If you can relate, there is no shame in that! No matter your age, it is time to get your finances together and experience freedom! I have adapted many of this from Financial Peace University with Dave Ramsey. If you need some serious help with finances, I strongly recommend taking his class.
1. Calculate your total monthly income.
The first step is easy: Find your last paycheck to calculate your monthly income after taxes are taken out. This is the amount deposited into your bank account each month after tax deductions or your 401(k). If you’re self-employed, a college student, or just have irregular income, take a look at the past four to six months to create some sort of monthly estimate.
2. Make a list of all your fixed expenses.
Next, list all the expenses that are non-negotiable. Fixed expenses are things that are most important and you can’t go without paying. Think rent, utilities, and any payments you owe on on credit cards or other debt. Don’t forget about yearly expenses like insurance or other things! With those, divide the total by 12 and calculate that into your budget as if it were a monthly expense.

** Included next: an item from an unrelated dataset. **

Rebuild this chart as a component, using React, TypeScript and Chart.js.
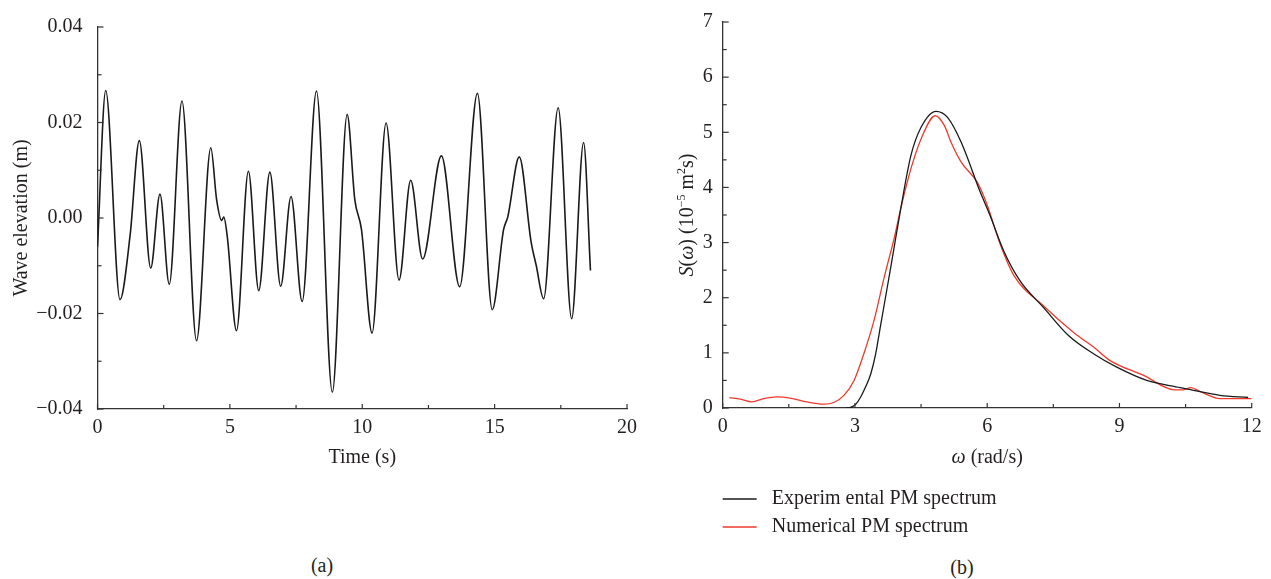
import React, { useEffect, useRef } from 'react';
import { Chart, registerables } from 'chart.js';

Chart.register(...registerables);

const FONT = '"Liberation Serif", "Times New Roman", serif';
const TEXT = '#231f20';
const AXIS = '#333333';

// (a) wave elevation time series (s, m)
const waveTime = [0, 0.31, 0.85, 1.23, 1.58, 2.01, 2.36, 2.71, 3.19, 3.74, 4.28, 4.5, 4.69, 4.77, 4.9, 5.25, 5.7, 6.09, 6.51, 6.92, 7.31, 7.73, 8.27, 8.87, 9.43, 9.72, 9.97, 10.37, 10.9, 11.39, 11.83, 12.28, 12.99, 13.68, 14.35, 14.91, 15.34, 15.5, 15.93, 16.38, 16.57, 16.85, 17.4, 17.91, 18.36, 18.62];
const waveElevation = [-0.006, 0.0267, -0.0171, -0.0037, 0.0162, -0.0105, 0.005, -0.0139, 0.0245, -0.0257, 0.0147, 0.0038, -0.0005, 0.0002, -0.0038, -0.0236, 0.0098, -0.0152, 0.0096, -0.0143, 0.0045, -0.0175, 0.0266, -0.0365, 0.0217, 0.0038, -0.0024, -0.0241, 0.0199, -0.013, 0.0079, -0.0086, 0.013, -0.0144, 0.0261, -0.0192, -0.0024, 0.0003, 0.0128, -0.0051, -0.0099, -0.0169, 0.0231, -0.0211, 0.0158, -0.011];

// (b) spectra (rad/s, 10^-5 m^2 s)
const expOmega = [2.8, 2.9, 3.02, 3.13, 3.24, 3.36, 3.47, 3.58, 3.81, 4.04, 4.27, 4.5, 4.84, 5.1, 5.41, 5.84, 6.06, 6.38, 6.75, 7.28, 7.85, 8.42, 8.94, 9.62, 10.38, 10.68, 11.28, 11.92];
const expS = [0, 0.01, 0.07, 0.2, 0.38, 0.62, 0.98, 1.49, 2.54, 3.62, 4.58, 5.09, 5.38, 5.27, 4.82, 3.92, 3.5, 2.84, 2.3, 1.82, 1.31, 0.98, 0.74, 0.5, 0.37, 0.32, 0.23, 0.19];
const numOmega = [0.15, 0.4, 0.66, 0.93, 1.23, 1.53, 1.91, 2.29, 2.52, 2.75, 2.98, 3.2, 3.43, 3.66, 3.89, 4.04, 4.27, 4.5, 4.82, 5.03, 5.18, 5.41, 5.77, 5.88, 6.0, 6.3, 6.6, 7.28, 7.96, 8.42, 8.79, 9.55, 10.25, 10.45, 10.62, 10.85, 11.28, 12.0];
const numS = [0.19, 0.16, 0.11, 0.17, 0.2, 0.18, 0.11, 0.07, 0.1, 0.23, 0.5, 0.98, 1.58, 2.36, 3.08, 3.62, 4.34, 4.88, 5.3, 5.12, 4.82, 4.46, 4.1, 3.92, 3.68, 2.96, 2.41, 1.85, 1.37, 1.1, 0.86, 0.59, 0.33, 0.33, 0.37, 0.29, 0.17, 0.17];

const expLabel = 'Experim ental PM spectrum';
const numLabel = 'Numerical PM spectrum';

const inwardTicks = {
  id: 'inwardTicks',
  afterDatasetsDraw(chart: any, _args: any, opts: any) {
    const { ctx, chartArea } = chart;
    const xs = chart.scales.x;
    const ys = chart.scales.y;
    ctx.save();
    ctx.strokeStyle = AXIS;
    ctx.lineWidth = 1.2;
    const eps = 1e-9;
    const nx = Math.round((xs.max - xs.min) / opts.xMinor);
    for (let i = 0; i <= nx; i++) {
      const v = xs.min + i * opts.xMinor;
      const major = Math.abs(v / opts.xMajor - Math.round(v / opts.xMajor)) < 1e-6;
      const px = xs.getPixelForValue(v);
      const len = major ? 5 : 4;
      ctx.beginPath();
      ctx.moveTo(px, chartArea.bottom);
      ctx.lineTo(px, chartArea.bottom - len);
      ctx.stroke();
    }
    const ny = Math.round((ys.max - ys.min) / opts.yMinor + eps);
    for (let i = 0; i <= ny; i++) {
      const v = ys.min + i * opts.yMinor;
      const major = Math.abs(v / opts.yMajor - Math.round(v / opts.yMajor)) < 1e-6;
      const py = ys.getPixelForValue(v);
      const len = major ? 6 : 4;
      ctx.beginPath();
      ctx.moveTo(chartArea.left, py);
      ctx.lineTo(chartArea.left + len, py);
      ctx.stroke();
    }
    ctx.restore();
  },
};

type Seg = { t: string; italic?: boolean; sup?: boolean };

function drawRich(ctx: CanvasRenderingContext2D, segs: Seg[], cx: number, cy: number, rotate: boolean, size: number) {
  ctx.save();
  ctx.translate(cx, cy);
  if (rotate) ctx.rotate(-Math.PI / 2);
  const fontFor = (s: Seg) => `${s.italic ? 'italic ' : ''}${s.sup ? Math.round(size * 0.62) : size}px ${FONT}`;
  let total = 0;
  for (const s of segs) {
    ctx.font = fontFor(s);
    total += ctx.measureText(s.t).width;
  }
  let x = -total / 2;
  ctx.textBaseline = 'middle';
  ctx.textAlign = 'left';
  ctx.fillStyle = TEXT;
  for (const s of segs) {
    ctx.font = fontFor(s);
    ctx.fillText(s.t, x, s.sup ? -size * 0.33 : 0);
    x += ctx.measureText(s.t).width;
  }
  ctx.restore();
}

const rightTitles = {
  id: 'rightTitles',
  afterDraw(chart: any) {
    const { ctx, chartArea } = chart;
    drawRich(ctx, [{ t: 'ω', italic: true }, { t: ' (rad/s)' }], (chartArea.left + chartArea.right) / 2, 458, false, 20);
    drawRich(
      ctx,
      [
        { t: 'S', italic: true },
        { t: '(' },
        { t: 'ω', italic: true },
        { t: ') (10' },
        { t: '−5', sup: true },
        { t: ' m' },
        { t: '2', sup: true },
        { t: 's)' },
      ],
      38,
      (chartArea.top + chartArea.bottom) / 2,
      true,
      20
    );
  },
};

const legendBelow = {
  id: 'legendBelow',
  afterDraw(chart: any) {
    const { ctx, chartArea } = chart;
    const rows = [91, 119];
    chart.data.datasets.forEach((ds: any, i: number) => {
      const y = chartArea.bottom + rows[i];
      ctx.save();
      ctx.strokeStyle = ds.borderColor;
      ctx.lineWidth = 1.5;
      ctx.beginPath();
      ctx.moveTo(chartArea.left, y);
      ctx.lineTo(chartArea.left + 34, y);
      ctx.stroke();
      ctx.font = `20px ${FONT}`;
      ctx.fillStyle = TEXT;
      ctx.textBaseline = 'middle';
      ctx.textAlign = 'left';
      ctx.fillText(ds.label, chartArea.left + 49, y);
      ctx.restore();
    });
  },
};

const tickFont = { family: FONT, size: 20 };

function leftConfig(): any {
  return {
    type: 'line',
    data: {
      datasets: [
        {
          label: 'Wave elevation',
          data: waveTime.map((t, i) => ({ x: t, y: waveElevation[i] })),
          borderColor: '#1a1a1a',
          borderWidth: 1.6,
          pointRadius: 0,
          fill: false,
          cubicInterpolationMode: 'monotone',
        },
      ],
    },
    options: {
      responsive: false,
      animation: false,
      layout: { padding: { top: 20, right: 23, bottom: 70, left: 0 } },
      plugins: {
        legend: { display: false },
        tooltip: { enabled: false },
        inwardTicks: { xMinor: 2.5, xMajor: 5, yMinor: 0.01, yMajor: 0.02 },
      },
      scales: {
        x: {
          type: 'linear',
          min: 0,
          max: 20,
          afterFit: (s: any) => {
            s.height = 61;
          },
          grid: { display: false, drawTicks: false },
          border: { display: true, color: AXIS, width: 1.3 },
          ticks: { stepSize: 5, padding: 7, color: TEXT, font: tickFont, maxRotation: 0, autoSkip: false },
          title: { display: true, text: 'Time (s)', color: TEXT, font: tickFont, padding: { top: 0, bottom: 0 } },
        },
        y: {
          type: 'linear',
          min: -0.04,
          max: 0.04,
          afterFit: (s: any) => {
            s.width = 97.5;
          },
          grid: { display: false, drawTicks: false },
          border: { display: true, color: AXIS, width: 1.3 },
          ticks: {
            stepSize: 0.02,
            padding: 15,
            color: TEXT,
            font: tickFont,
            autoSkip: false,
            callback: (v: number) => (Math.abs(v) < 1e-9 ? '0.00' : v.toFixed(2).replace('-', '−')),
          },
          title: { display: true, text: 'Wave elevation (m)', color: TEXT, font: tickFont, padding: { top: 10, bottom: 0 } },
        },
      },
    },
    plugins: [inwardTicks],
  };
}

function rightConfig(): any {
  return {
    type: 'line',
    data: {
      datasets: [
        {
          label: expLabel,
          data: expOmega.map((w, i) => ({ x: w, y: expS[i] })),
          borderColor: '#1a1a1a',
          borderWidth: 1.3,
          pointRadius: 0,
          fill: false,
          cubicInterpolationMode: 'monotone',
        },
        {
          label: numLabel,
          data: numOmega.map((w, i) => ({ x: w, y: numS[i] })),
          borderColor: '#ee3a2c',
          borderWidth: 1.3,
          pointRadius: 0,
          fill: false,
          cubicInterpolationMode: 'monotone',
        },
      ],
    },
    options: {
      responsive: false,
      animation: false,
      layout: { padding: { top: 19, right: 19.3, bottom: 70, left: 0 } },
      plugins: {
        legend: { display: false },
        tooltip: { enabled: false },
        inwardTicks: { xMinor: 1.5, xMajor: 3, yMinor: 0.5, yMajor: 1 },
      },
      scales: {
        x: {
          type: 'linear',
          min: 0,
          max: 12,
          afterFit: (s: any) => {
            s.height = 62;
          },
          grid: { display: false, drawTicks: false },
          border: { display: true, color: AXIS, width: 1.3 },
          ticks: { stepSize: 3, padding: 7, color: TEXT, font: tickFont, maxRotation: 0, autoSkip: false },
          title: { display: false },
        },
        y: {
          type: 'linear',
          min: 0,
          max: 7,
          afterFit: (s: any) => {
            s.width = 72.7;
          },
          grid: { display: false, drawTicks: false },
          border: { display: true, color: AXIS, width: 1.3 },
          ticks: { stepSize: 1, padding: 10, color: TEXT, font: tickFont, autoSkip: false },
          title: { display: false },
        },
      },
    },
    plugins: [inwardTicks, rightTitles, legendBelow],
  };
}

export default function App() {
  const leftRef = useRef<HTMLCanvasElement>(null);
  const rightRef = useRef<HTMLCanvasElement>(null);

  useEffect(() => {
    const c1 = new Chart(leftRef.current as HTMLCanvasElement, leftConfig());
    const c2 = new Chart(rightRef.current as HTMLCanvasElement, rightConfig());
    return () => {
      c1.destroy();
      c2.destroy();
    };
  }, []);

  const caption: React.CSSProperties = {
    position: 'absolute',
    transform: 'translateX(-50%)',
    fontSize: 20,
    lineHeight: '24px',
    color: TEXT,
    fontFamily: FONT,
    whiteSpace: 'nowrap',
  };

  return (
    <div style={{ position: 'fixed', left: 0, top: 0, width: 1271, height: 579, background: '#ffffff', overflow: 'hidden' }}>
      <canvas ref={leftRef} width={650} height={540} style={{ position: 'absolute', left: 0, top: 0, width: 650, height: 540 }} />
      <canvas ref={rightRef} width={621} height={540} style={{ position: 'absolute', left: 650, top: 0, width: 621, height: 540 }} />
      <div style={{ ...caption, left: 322, top: 553 }}>(a)</div>
      <div style={{ ...caption, left: 962, top: 555 }}>(b)</div>
    </div>
  );
}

My husband and I have giving at the top of the category. To me, this should be the number one thing to add in your budget. If you do not give to charities or other good things while you have less money, you probably won’t when you have more!
Include an emergency fund in this section—you never know what could happen with your job or if unexpected expenses come up! Dave Ramsey suggests saving up for a $1,000 emergency fund and then saving for 3-6 months of your expenses once you pay off any debt. Never plan to use a credit card for emergencies. That will put you one accident away from dismantling your plan.

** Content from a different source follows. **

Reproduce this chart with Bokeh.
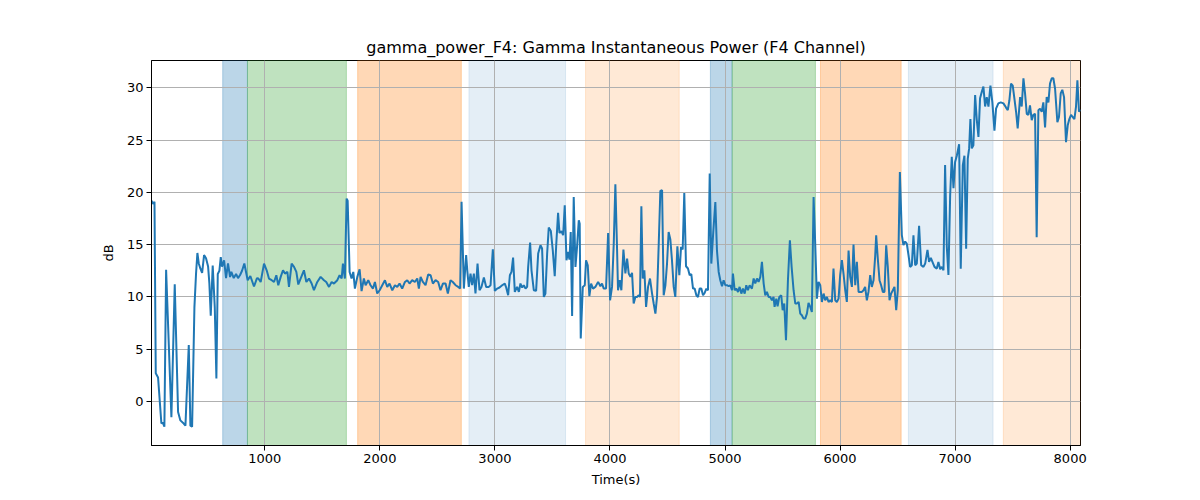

3. Estimate all other expenses.
Okay, now that you’ve looked at your fixed or most important expenses, it’s time to look at your other remaining expenses. These are things like the gym membership, groceries, going out to eat, hair appointments, or money spent on pets. Try and think of all the ways you spend money. It might be good to take a month and just write down every time you spend money. Usually, things like getting coffee and buying gifts are overlooked but can really add up!
Below is a cash flow plan from FPU to help you get started:
4. Analyze your spending habits.
The goal here is to live below your means. So many people (especially our age) expect to live like their parents live, even though they are just starting out.
When it comes to spending habits, what are your weaknesses? My weakness is definitely clothes and other entertainment. When Patrick and I first got married, he wanted to allot $10 for makeup every month. To me, that was completely unrealistic! Men….. Our solution was to put all my fun /entertainment/ makeup/ clothes into one category called “fun money.” This just really worked for us so we stick with it!
I recognized that I was not being a good steward of money by going to the mall often and buying so many things I saw! To help with my spending habit, I started shopping only online and I ask myself if the things I buy will really be worth it. I find myself being a lot more selective when I know my purchase will come from my fun money.
If you are an avid shopper, try going strictly cash. According to Dave Ramsey, people spend 78% more with a card versus when they pay with cash. One way to go about this is use the envelope system. After figuring out your monthly expenses, take out the cash needed and put it in envelopes. I try to do this when buying groceries because that is when I tend to go overboard on my card!
5. Evaluate your budget and stick with it!
This final step is crucial! You can plan all you want to, but if you do not put it into practice it is useless. Some questions to ask yourself: “Is there a better way to spend my paycheck? Am I being a good steward of my money?”
It is essential to reevaluate your budget every month, especially because new expenses will come up. For instance, you might need to get your hair colored. If that’s the case, make a note to put it in the budget for next month when you go to the hair appointment!
After you have filled in your expenses and accessed your budget, you are done! However, keep in mind this quote from Dave Ramsey: “being good at personal finance is 20% head knowledge and 80% behavior.” Time to go live out your budget!
I recommend adding the apps Mint and/or Every Dollar on your phone! Both apps allow you to link to your debit/credit card and actually forces you to put your expense into a category.